Outro revés na vida de Antônio Ermírio foi não ter conseguido ganhar o leilão de privatização da Vale, em 1997. Franco favorito, acabou perdendo para o empresário Benjamin Steinbruch, da CSN (Companhia Siderúrgica Nacional). Fiel ao seu estilo sincero, cumprimentou o vitorioso, mas lembrou que ele ainda não era do ramo.

Bom humor
Quem convive com Antônio Ermírio afirma que ele é muito bem-humorado, apesar de essa não ser uma de suas características mais visíveis. Durante a fracassada campanha ao governo do Estado, seguido por uma tropa de repórteres, encontrou-se coincidentemente com o seu alfaiate. O alfaiate se aproximou de Antônio Ermírio e cobrou o fato de ele só ir ao seu bairro durante a campanha política.
O empresário não teve dúvidas e sacou uma das suas: "Você fica quieto porque senão eu conto para os jornalistas que você é o meu alfaiate".
Todos riram, afinal Antônio Ermírio certamente não figuraria numa lista dos mais bem vestidos do país.
O empresário se orgulha também de nunca tirar férias.
Tanto que, em 1992, aos 64 anos, ele foi capa da Revista da Folha por ter decidido tirar férias, a primeira após 35 anos de trabalho e de sua formação em engenharia no Colorado, nos Estados Unidos.
Ele e dona Maria Regina foram às Montanhas Rochosas, também nos Estados Unidos. Antes, férias, só na lua-de-mel, quando viajou com a mulher para a Europa. Mesmo assim, aproveitou para visitar algumas indústrias.

Bancos
Apesar das críticas de Antônio Ermírio aos bancos, ele é muito amigo de dois dos maiores banqueiros do país: os presidentes do Conselho de Administração do Bradesco, Lázaro Brandão, 81, e do Itaú, Olavo Setubal, 85.
"Mas ele acabou criando um banco e tomou gosto pelo negócio. Aliás, o banco dele é muito competitivo e nos dá muito trabalho", afirma Brandão, que destaca também a dedicação de Antônio Ermírio à área social.

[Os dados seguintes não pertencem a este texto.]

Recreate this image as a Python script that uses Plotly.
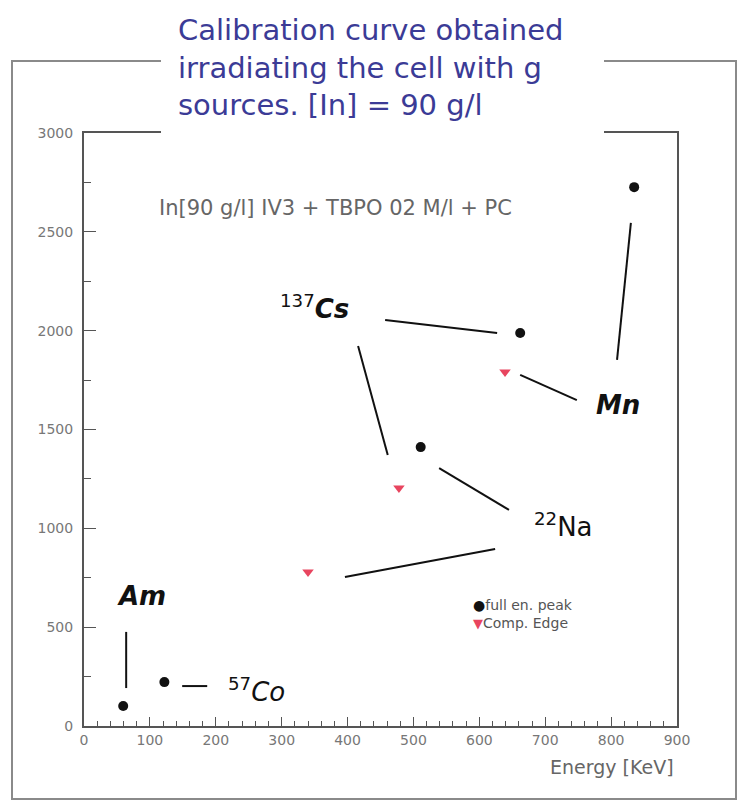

Foi o industrial-banqueiro, por exemplo, que restaurou o Mosteiro de São Bento, no centro de São Paulo.
Após ter lido no jornal sobre as dificuldades da edificação, foi andando até o mosteiro para oferecer ajuda.

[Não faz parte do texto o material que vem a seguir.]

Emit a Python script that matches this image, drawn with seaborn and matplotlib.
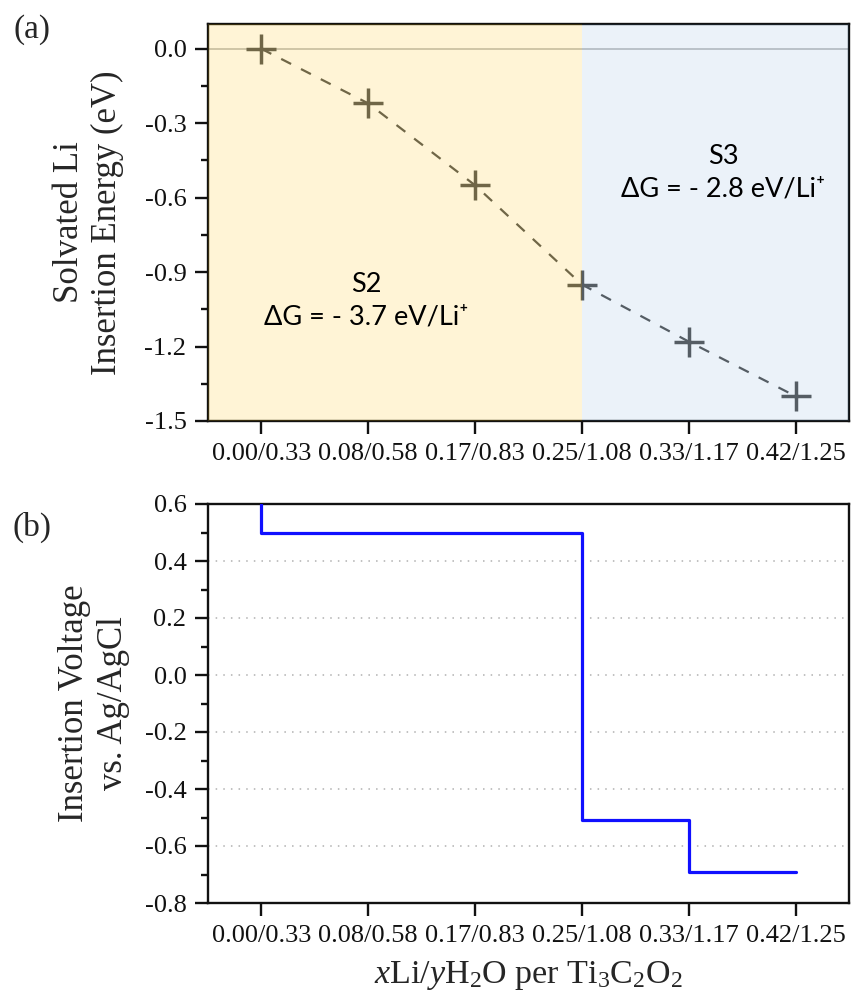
import numpy as np
import matplotlib
matplotlib.use("Agg")
import matplotlib.pyplot as plt
from matplotlib.ticker import MultipleLocator
import seaborn as sns

# Composition labels (xLi / yH2O per Ti3C2O2)
compositions = ["0.00/0.33", "0.08/0.58", "0.17/0.83", "0.25/1.08", "0.33/1.17", "0.42/1.25"]
# Solvated Li insertion energy (eV)
insertion_energy = [0.00, -0.22, -0.55, -0.95, -1.18, -1.40]
# Insertion voltage vs. Ag/AgCl, drawn as a step profile
voltage_x = [0, 0, 3, 3, 4, 4, 5]
voltage_y = [0.60, 0.50, 0.50, -0.51, -0.51, -0.69, -0.69]
# Stage boundary (index in compositions)
stage_boundary = 3
stage_labels = ["S2\n\u0394G = - 3.7 eV/Li\u207a", "S3\n\u0394G = - 2.8 eV/Li\u207a"]
energy_ticks = [-1.5, -1.2, -0.9, -0.6, -0.3, 0.0]
voltage_ticks = [-0.8, -0.6, -0.4, -0.2, 0.0, 0.2, 0.4, 0.6]

sns.set_theme(style="ticks")
plt.rcParams["font.family"] = ["Liberation Serif", "DejaVu Serif"]
plt.rcParams["mathtext.fontset"] = "custom"
plt.rcParams["mathtext.rm"] = "Liberation Serif"
plt.rcParams["mathtext.it"] = "Liberation Serif:italic"

W, H = 851, 992
fig = plt.figure(figsize=(W / 100, H / 100), dpi=100)
ax1 = fig.add_axes([208 / W, 1 - 421 / H, 641 / W, 397 / H])
ax2 = fig.add_axes([208 / W, 1 - 903 / H, 641 / W, 399 / H])

xpos = np.arange(len(compositions))
tick_fs = 19
label_fs = 25

# ---- (a) insertion energy ----
ax1.axhline(0, color="#bdbdbd", lw=1.2, zorder=1)
sns.lineplot(x=xpos, y=insertion_energy, ax=ax1, color="#555555", lw=1.6,
             linestyle=(0, (5, 5)), zorder=2)
sns.lineplot(x=xpos, y=insertion_energy, ax=ax1, color="#555555", lw=0,
             marker="+", markersize=21, mew=2.5, mec="#555555", zorder=2.5)
ax1.axvspan(-0.5, stage_boundary, color="#FFC000", alpha=0.16, lw=0, zorder=3)
ax1.axvspan(stage_boundary, 5.5, color="#5B9BD5", alpha=0.12, lw=0, zorder=3)
ann_font = dict(family=["Lato", "DejaVu Sans"], fontsize=19.5, ha="center",
                va="center", linespacing=1.4, color="#000000")
ax1.text(0.98, -1.015, stage_labels[0], **ann_font)
ax1.text(4.32, -0.50, stage_labels[1], **ann_font)
ax1.set_xlim(-0.5, 5.5)
ax1.set_ylim(-1.5, 0.1)
ax1.yaxis.set_minor_locator(MultipleLocator(0.15))
ax1.set_yticks(energy_ticks)
ax1.set_yticklabels([f"{v:.1f}" for v in energy_ticks])
ax1.set_ylabel("Solvated Li\nInsertion Energy (eV)", fontsize=label_fs,
               linespacing=1.2)
ax1.yaxis.label.set_va("center")
ax1.yaxis.set_label_coords(-0.186, 0.5)

# ---- (b) insertion voltage ----
sns.lineplot(x=voltage_x, y=voltage_y, ax=ax2, sort=False, estimator=None,
             color="#1010ff", lw=2.3, zorder=3)
ax2.set_xlim(-0.5, 5.5)
ax2.set_ylim(-0.8, 0.6)
ax2.yaxis.set_minor_locator(MultipleLocator(0.1))
ax2.set_yticks(voltage_ticks)
ax2.set_yticklabels([f"{abs(v) if v == 0 else v:.1f}" for v in voltage_ticks])
for v in voltage_ticks[1:-1]:
    ax2.axhline(v, color="#b0b0b0", lw=1.1, linestyle=(0, (1, 4)), zorder=1)
ax2.set_ylabel("Insertion Voltage\nvs. Ag/AgCl", fontsize=label_fs,
               linespacing=1.25)
ax2.yaxis.label.set_va("center")
ax2.yaxis.set_label_coords(-0.178, 0.5)
ax2.set_xlabel(r"$\mathit{x}$Li/$\mathit{y}$H$_2$O per Ti$_3$C$_2$O$_2$",
               fontsize=24.5)
ax2.xaxis.label.set_va("top")
ax2.xaxis.set_label_coords(0.5, -0.14)

for ax in (ax1, ax2):
    ax.set_xticks(xpos)
    ax.set_xticklabels(compositions)
    for s in ax.spines.values():
        s.set_visible(True)
        s.set_color("#111111")
        s.set_linewidth(1.7)
    ax.tick_params(axis="both", which="major", direction="out", length=9.5,
                   width=1.7, color="#111111", labelsize=tick_fs, pad=6,
                   labelcolor="#111111")
    ax.tick_params(axis="y", which="minor", direction="out", length=5,
                   width=1.7, color="#111111")
    ax.tick_params(axis="x", which="minor", bottom=False)
    ax.grid(False)

fig.text(32 / W, 1 - 30 / H, "(a)", fontsize=24, ha="center", va="center")
fig.text(32 / W, 1 - 527 / H, "(b)", fontsize=24, ha="center", va="center")

fig.savefig("out.png", dpi=100, facecolor="white")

Anos depois, o mosteiro hospedou o papa Bento 16 em sua visita ao Brasil. E o papa fez questão de receber Antônio Ermírio e dona Maria Regina para agradecer pela reforma. Disse a Antônio Ermírio que ele já estava com muitos tijolos acumulados no céu.

Teatro
Versátil, o empresário já escreveu três peças de teatro, todas refletindo problemas sociais do Brasil. A primeira, "Brasil S/A", foi uma crítica forte à especulação financeira no país. E nem por isso deixou de convidar seus amigos banqueiros para a estréia.
Depois veio "S.O.S. Brasil", sobre os problemas da saúde no país, que conhece bem por sua atuação na Beneficência Portuguesa, e "Acorda Brasil", que conta a história da criação bem-sucedida de uma orquestra sinfônica na favela de Heliópolis, em São Paulo.

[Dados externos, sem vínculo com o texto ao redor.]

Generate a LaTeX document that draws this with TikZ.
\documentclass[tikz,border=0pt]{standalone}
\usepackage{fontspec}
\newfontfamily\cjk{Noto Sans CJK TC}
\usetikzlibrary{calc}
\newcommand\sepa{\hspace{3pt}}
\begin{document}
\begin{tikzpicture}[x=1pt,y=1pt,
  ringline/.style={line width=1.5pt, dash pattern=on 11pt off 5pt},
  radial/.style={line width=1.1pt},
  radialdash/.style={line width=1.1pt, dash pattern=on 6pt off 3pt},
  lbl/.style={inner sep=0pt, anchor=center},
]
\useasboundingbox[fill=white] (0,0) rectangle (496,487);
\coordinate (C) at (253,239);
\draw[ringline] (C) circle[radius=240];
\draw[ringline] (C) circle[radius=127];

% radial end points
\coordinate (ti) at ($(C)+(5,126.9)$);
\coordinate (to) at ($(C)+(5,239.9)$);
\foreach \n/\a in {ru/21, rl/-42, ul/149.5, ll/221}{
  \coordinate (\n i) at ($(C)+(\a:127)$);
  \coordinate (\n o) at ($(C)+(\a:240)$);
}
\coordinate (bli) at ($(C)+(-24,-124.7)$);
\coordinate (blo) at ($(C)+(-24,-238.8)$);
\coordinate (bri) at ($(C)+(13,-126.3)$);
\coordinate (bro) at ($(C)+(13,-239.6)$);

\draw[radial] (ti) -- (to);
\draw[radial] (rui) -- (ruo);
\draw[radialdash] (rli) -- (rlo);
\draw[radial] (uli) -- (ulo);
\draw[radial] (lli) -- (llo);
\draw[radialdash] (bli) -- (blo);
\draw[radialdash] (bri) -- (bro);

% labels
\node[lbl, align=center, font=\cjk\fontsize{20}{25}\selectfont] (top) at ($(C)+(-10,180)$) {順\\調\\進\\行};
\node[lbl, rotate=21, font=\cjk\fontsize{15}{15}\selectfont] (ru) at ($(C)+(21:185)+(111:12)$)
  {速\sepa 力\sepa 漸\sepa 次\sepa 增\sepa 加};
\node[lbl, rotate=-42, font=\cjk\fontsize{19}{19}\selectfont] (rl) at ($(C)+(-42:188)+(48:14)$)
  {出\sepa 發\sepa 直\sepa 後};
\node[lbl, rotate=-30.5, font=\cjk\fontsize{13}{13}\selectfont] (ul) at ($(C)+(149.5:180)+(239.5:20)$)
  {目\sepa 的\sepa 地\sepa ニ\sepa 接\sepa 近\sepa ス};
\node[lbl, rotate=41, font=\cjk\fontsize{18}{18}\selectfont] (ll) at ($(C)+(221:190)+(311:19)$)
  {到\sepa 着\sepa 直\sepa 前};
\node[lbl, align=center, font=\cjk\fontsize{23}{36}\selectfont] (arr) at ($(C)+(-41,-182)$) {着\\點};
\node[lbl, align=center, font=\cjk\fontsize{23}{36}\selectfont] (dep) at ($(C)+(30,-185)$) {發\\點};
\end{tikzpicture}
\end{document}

Um traço curioso da personalidade de Antônio Ermírio é o de até hoje cultivar amizades com dois colegas de infância, da época em que cursava o primário no Colégio Rio Branco. São eles o poeta Paulo Bonfim, 81, e o marchand Gérard Loeb, 80, que não têm nada a ver com a sua vida empresarial.
Eles se conhecem há 70 anos, a ponto de os depoimentos dos dois no livro organizado por Chalita terem sido incluídos na parte dos familiares.
Até há pouco tempo, eles mantinham uma relação muito próxima também com dona Soledade, a professora que os alfabetizou. Eles trocavam bilhetes e se encontravam freqüentemente. Há alguns anos, pouco antes de morrer, dona Soledade os chamou para dizer que estava muito preocupada porque a letra deles estava muito feia. Ela queria corrigir a caligrafia dos ex-alunos.
Até hoje, Antônio Ermírio mantém duas metas, uma de aprender e outra de investir, mesmo aos 80 anos.